Dvorak wrote:
Interesting that the BRK instruction increments PC by 2. I was wondering why PC was never at the BRK point itself! This will help me a decent amount. Would you happen to know why the BRK instruction increments PC?
The reason is mostly historical and had to due with
BRK's dual use as a means of hooking in patches in PROMs in early systems and as a means of invoking operating system services, analogous to
INT <int number> in x86 assembly language.
Quote:
It seems like BRK is half of what I want (convenience-wise), but it will do. I was wanting something which would pause the code, then allow me to step through it using VICE's monitor, but I'm becoming uncertain as to whether or not something like that actually exists. Thanks!
VICE, being software, cannot single-step a program.
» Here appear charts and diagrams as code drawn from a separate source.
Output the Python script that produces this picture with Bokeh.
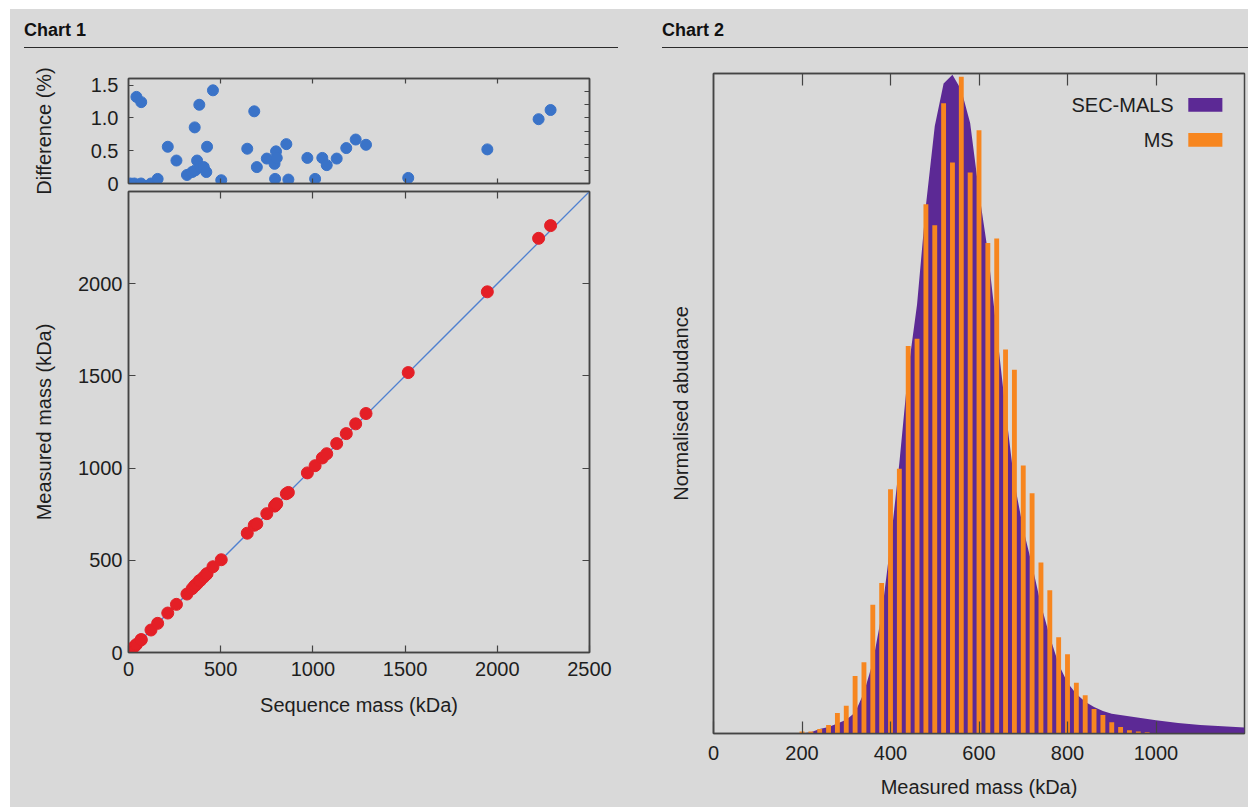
from bokeh.plotting import figure
from bokeh.models import (Range1d, LinearAxis, FixedTicker, Div, Label, BoxAnnotation,
                          CustomLabelingPolicy)
from bokeh.layouts import column, row
from bokeh.embed import file_html
from bokeh.resources import INLINE

# ---------------- data ----------------
# Chart 1: sequence mass (kDa), difference (%), measured mass (kDa)
seq_mass = [10, 32, 43, 68, 69, 122, 158, 213, 260, 317, 345, 359, 362, 372, 384,
            390, 408, 422, 426, 458, 503, 644, 682, 696, 750, 792, 795, 800, 804,
            856, 867, 970, 1012, 1051, 1075, 1129, 1181, 1232, 1288, 1517, 1946,
            2224, 2289]
diff_pct = [0, 0, 1.32, 0, 1.24, 0, 0.07, 0.56, 0.35, 0.13, 0.175, 0.855, 0.20,
            0.35, 1.20, 0.25, 0.25, 0.175, 0.56, 1.42, 0.05, 0.53, 1.10, 0.25,
            0.38, 0.30, 0.07, 0.49, 0.39, 0.60, 0.06, 0.39, 0.07, 0.39, 0.28,
            0.38, 0.54, 0.67, 0.59, 0.085, 0.52, 0.98, 1.12]
measured_mass = [10, 32, 44, 68, 70, 122, 158, 214, 261, 317, 346, 362, 363, 373,
                 389, 391, 409, 423, 428, 465, 503, 647, 690, 698, 753, 794, 796,
                 804, 807, 861, 868, 974, 1013, 1055, 1078, 1133, 1187, 1240, 1296,
                 1518, 1956, 2246, 2315]
identity_line = [0, 2500]

mass_ticks = [0, 500, 1000, 1500, 2000, 2500]
inner_mass_ticks = [500, 1000, 1500, 2000]
measured_ticks = [0, 500, 1000, 1500, 2000]
diff_ticks = [0, 0.5, 1.0, 1.5]
diff_tick_labels = ["0", "0.5", "1.0", "1.5"]
diff_minor_ticks = [0.2, 0.4, 0.6, 0.8, 1.0, 1.2, 1.4]

# Chart 2: SEC-MALS distribution (continuous) and MS histogram
mals_mass = [200, 220, 240, 260, 280, 300, 320, 340, 360, 380, 400, 420, 440, 460,
             480, 500, 520, 540, 560, 580, 600, 620, 640, 660, 680, 700, 720, 740,
             760, 780, 800, 820, 840, 860, 880, 900, 950, 1000, 1050, 1100, 1150,
             1200]
mals_abund = [0.0, 0.002, 0.007, 0.010, 0.015, 0.021, 0.032, 0.062, 0.108, 0.180,
              0.288, 0.41, 0.55, 0.65, 0.80, 0.92, 0.985, 0.998, 0.975, 0.925,
              0.82, 0.73, 0.61, 0.49, 0.38, 0.31, 0.255, 0.195, 0.147, 0.105,
              0.077, 0.060, 0.048, 0.040, 0.034, 0.030, 0.025, 0.020, 0.016,
              0.013, 0.011, 0.009]
ms_mass = [200, 220, 240, 260, 280, 300, 320, 340, 360, 380, 400, 420, 440, 460,
           480, 500, 520, 540, 560, 580, 600, 620, 640, 660, 680, 700, 720, 740,
           760, 780, 800, 820, 840, 860, 880, 900, 920, 940, 960, 980]
ms_abund = [0.003, 0.003, 0.007, 0.013, 0.031, 0.042, 0.087, 0.108, 0.195, 0.228,
            0.370, 0.401, 0.587, 0.598, 0.802, 0.770, 0.955, 0.865, 0.995, 0.850,
            0.914, 0.743, 0.750, 0.582, 0.551, 0.406, 0.364, 0.259, 0.217, 0.146,
            0.120, 0.077, 0.058, 0.037, 0.028, 0.017, 0.010, 0.005, 0.003, 0.002]
hist_ticks = [0, 200, 400, 600, 800, 1000]
hist_inner_ticks = [200, 400, 600, 800, 1000]

# ---------------- style ----------------
BG = "#d9d9d9"
FONT = "Liberation Sans"
TXT = "#1e1e1e"
FRAME = "#444444"
RED = "#e41f26"
BLUE = "#3a73c8"
LINE = "#4f80d0"
PURPLE = "#5c2995"
ORANGE = "#f7861f"

HIDE_ALL = "for (const i of indices) { indices.unset(i) }\nreturn indices"


def add_axis(p, place, ticks, tick_len, labels=True, overrides=None,
             label=None, label_standoff=10, standoff=6):
    ax = LinearAxis(ticker=FixedTicker(ticks=ticks, minor_ticks=[]))
    ax.major_tick_in = tick_len
    ax.major_tick_out = 0
    ax.minor_tick_in = 0
    ax.minor_tick_out = 0
    ax.axis_line_color = FRAME
    ax.axis_line_width = 1.5
    ax.major_tick_line_color = FRAME
    ax.major_tick_line_width = 1.2
    ax.major_label_text_font = FONT
    ax.major_label_text_color = TXT
    if labels:
        ax.major_label_text_font_size = "20px"
        ax.major_label_standoff = standoff
    else:
        # tick marks only: no label is drawn on this side of the frame
        ax.major_label_text_font_size = "1px"
        ax.major_label_standoff = 0
        ax.major_label_policy = CustomLabelingPolicy(code=HIDE_ALL)
    if overrides:
        ax.major_label_overrides = overrides
    if label:
        ax.axis_label = label
        ax.axis_label_text_font = FONT
        ax.axis_label_text_font_size = "20px"
        ax.axis_label_text_font_style = "normal"
        ax.axis_label_text_color = TXT
        ax.axis_label_standoff = label_standoff
    p.add_layout(ax, place)
    return ax


def base_fig(border=BG, **kw):
    p = figure(output_backend="svg", toolbar_location=None,
               x_axis_location=None, y_axis_location=None,
               background_fill_color=BG, border_fill_color=border,
               outline_line_color=FRAME, outline_line_width=1.5, **kw)
    p.xgrid.visible = False
    p.ygrid.visible = False
    return p


def title_div(text, width, line_width):
    html = ("<div style=\"margin-left:14px;width:%dpx;height:39px;box-sizing:border-box;"
            "border-bottom:1.5px solid #2b2b2b;padding-top:12px;"
            "font-family:'Liberation Sans',Arial,sans-serif;font-weight:bold;"
            "font-size:18px;line-height:18px;color:#111\">%s</div>") % (line_width, text)
    return Div(text=html, width=width, height=40, margin=0,
               styles={"background-color": BG})


# ---------------- Chart 1: difference panel ----------------
pa = base_fig(width=638, height=151,
              x_range=Range1d(0, 2500), y_range=Range1d(0, 1.6),
              min_border_left=118, min_border_right=59,
              min_border_top=29, min_border_bottom=17)
pa.margin = 0
add_axis(pa, "left", diff_ticks, 5, labels=True,
         overrides={t: s for t, s in zip(diff_ticks, diff_tick_labels)},
         label="Difference (%)", label_standoff=33, standoff=10)
add_axis(pa, "right", diff_minor_ticks, 5, labels=False)
add_axis(pa, "above", inner_mass_ticks, 5, labels=False)
add_axis(pa, "below", inner_mass_ticks, 5, labels=False)
pa.scatter(seq_mass, diff_pct, size=11, color=BLUE, line_color=BLUE)

# ---------------- Chart 1: measured vs sequence ----------------
# transparent border so that the panel above can overhang into it
pb = base_fig(border=None, width=638, height=620,
              x_range=Range1d(0, 2500), y_range=Range1d(0, 2500),
              min_border_left=118, min_border_right=59,
              min_border_top=3, min_border_bottom=155)
pb.margin = (-13, 0, 0, 0)
add_axis(pb, "left", measured_ticks, 7, labels=True,
         label="Measured mass (kDa)", label_standoff=20, standoff=6)
add_axis(pb, "below", mass_ticks, 7, labels=True,
         label="Sequence mass (kDa)", label_standoff=15, standoff=9)
add_axis(pb, "above", inner_mass_ticks, 7, labels=False)
add_axis(pb, "right", inner_mass_ticks, 7, labels=False)
pb.line(identity_line, identity_line, line_color=LINE, line_width=1.3)
pb.scatter(seq_mass, measured_mass, size=12, color=RED, line_color=RED)

# ---------------- Chart 2: distributions ----------------
pc = base_fig(width=600, height=758,
              x_range=Range1d(0, 1200), y_range=Range1d(0, 1.0),
              min_border_left=65, min_border_right=4,
              min_border_top=24, min_border_bottom=74)
pc.margin = 0
add_axis(pc, "below", hist_ticks, 12, labels=True,
         label="Measured mass (kDa)", label_standoff=13, standoff=12)
add_axis(pc, "above", hist_inner_ticks, 12, labels=False)
add_axis(pc, "left", [], 0, labels=False,
         label="Normalised abudance", label_standoff=22)
pc.varea(x=mals_mass, y1=0, y2=mals_abund, fill_color=PURPLE)
pc.vbar(x=ms_mass, top=ms_abund, bottom=0, width=11,
        fill_color=ORANGE, line_color=None)

# legend (text left of swatch, as in the original)
for name, col, ylo, yhi in [("SEC-MALS", PURPLE, 0.942, 0.963),
                            ("MS", ORANGE, 0.889, 0.910)]:
    pc.add_layout(BoxAnnotation(left=1073, right=1150, bottom=ylo, top=yhi,
                                fill_color=col, fill_alpha=1.0, line_color=None))
    pc.add_layout(Label(x=1040, y=(ylo + yhi) / 2, text=name,
                        text_align="right", text_baseline="middle",
                        text_font=FONT, text_font_size="20px", text_color=TXT))

bgstyle = {"background-color": BG}
col1 = column(title_div("Chart 1", 638, 594), pa, pb, spacing=0, margin=0,
              styles=bgstyle)
col2 = column(title_div("Chart 2", 600, 586), pc, spacing=0, margin=0,
              styles=bgstyle)
root = row(col1, col2, spacing=0, margin=(9, 0, 0, 10), styles=bgstyle)

open("out.html", "w").write(file_html(root, INLINE))
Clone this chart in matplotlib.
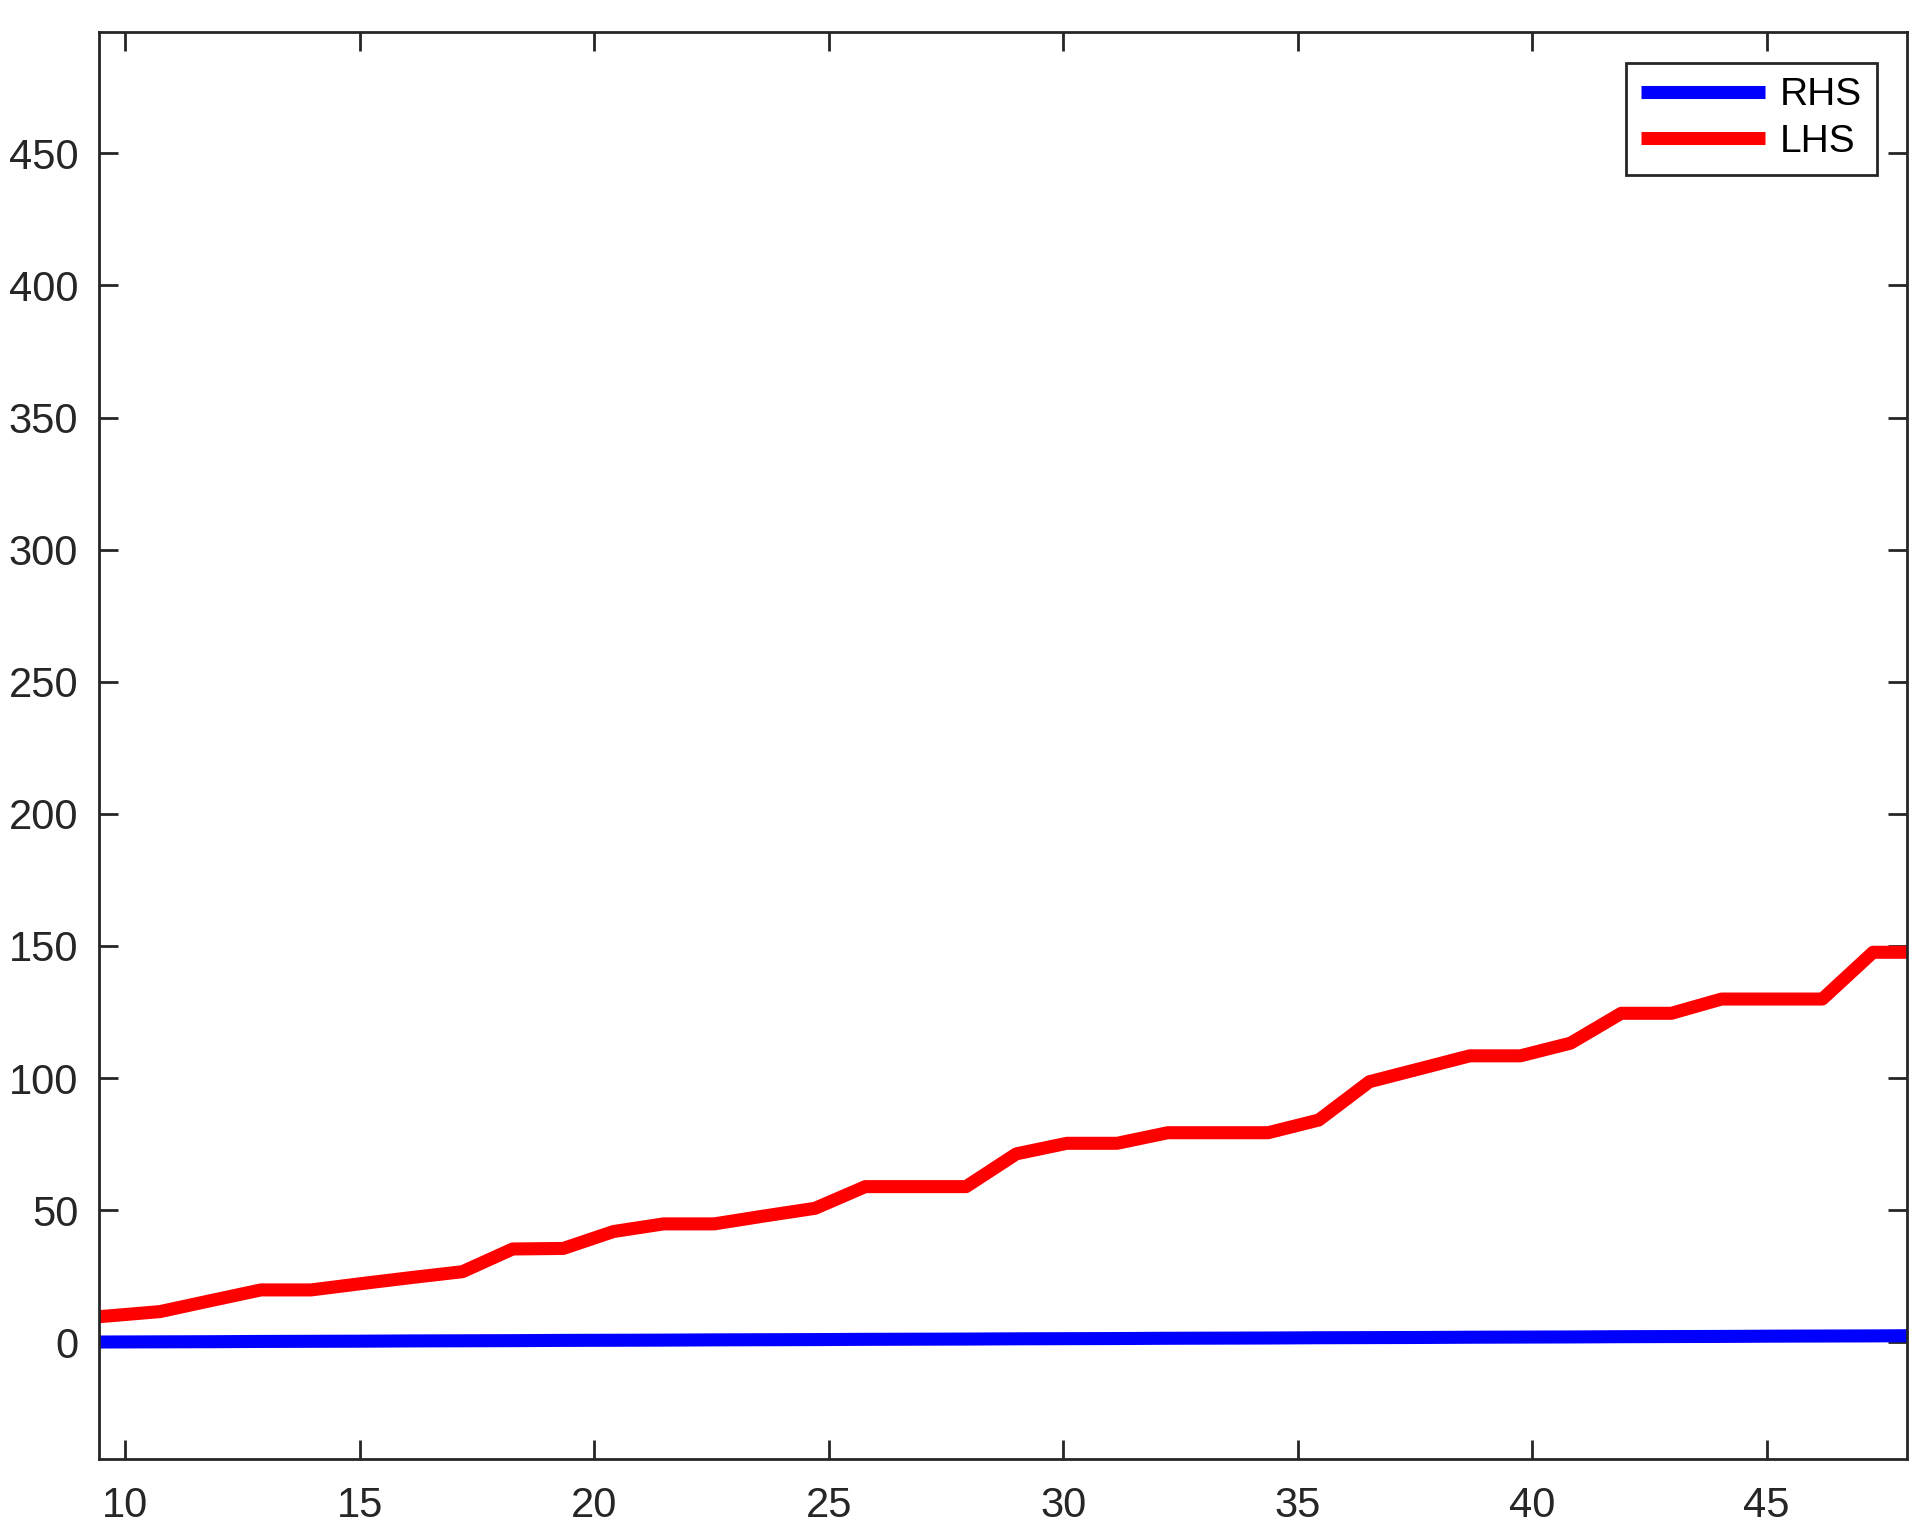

If you ever decide to try your hand at building a 6502 contraption you can incorporate the circuitry needed to single-step under hardware control.
Quote:
edit; found this on a 6502 instruction set sheet: "BRK causes a non-maskable interrupt and increments the program counter by one. Therefore an RTI will go to the address of the BRK +2 so that BRK may be used to replace a two-byte instruction for debugging and the subsequent RTI will be correct. " I take it this has something to do with the stack?
When
BRK is executed, the 6502 will push the program counter (PC) and status register (SR) to the stack (located in the range $0100-$01FF) and then jump through the hardware vector at $FFFE-$FFFF.
RTI will reverse the stack operations, reloading PC with the address that was pushed and restore the stack copy of SR as well. Since the execution of
BRK double-increments PC, the return address is the address of the
BRK instruction plus two.
Worthy of note is that the $FFFE-$FFFF vector is the same one taken when a hardware interrupt request (IRQ) occurs. The 6502 indicates the type of interrupt by setting the B bit in the stack copy SR if the interrupt was caused by a
BRK instruction, or by clearing the B bit if the interrupt was caused by an IRQ. Hence the type of interrupt has to be determined in software by fetching a copy of SR from the stack and masking for the B bit. The B bit is meaningless otherwise.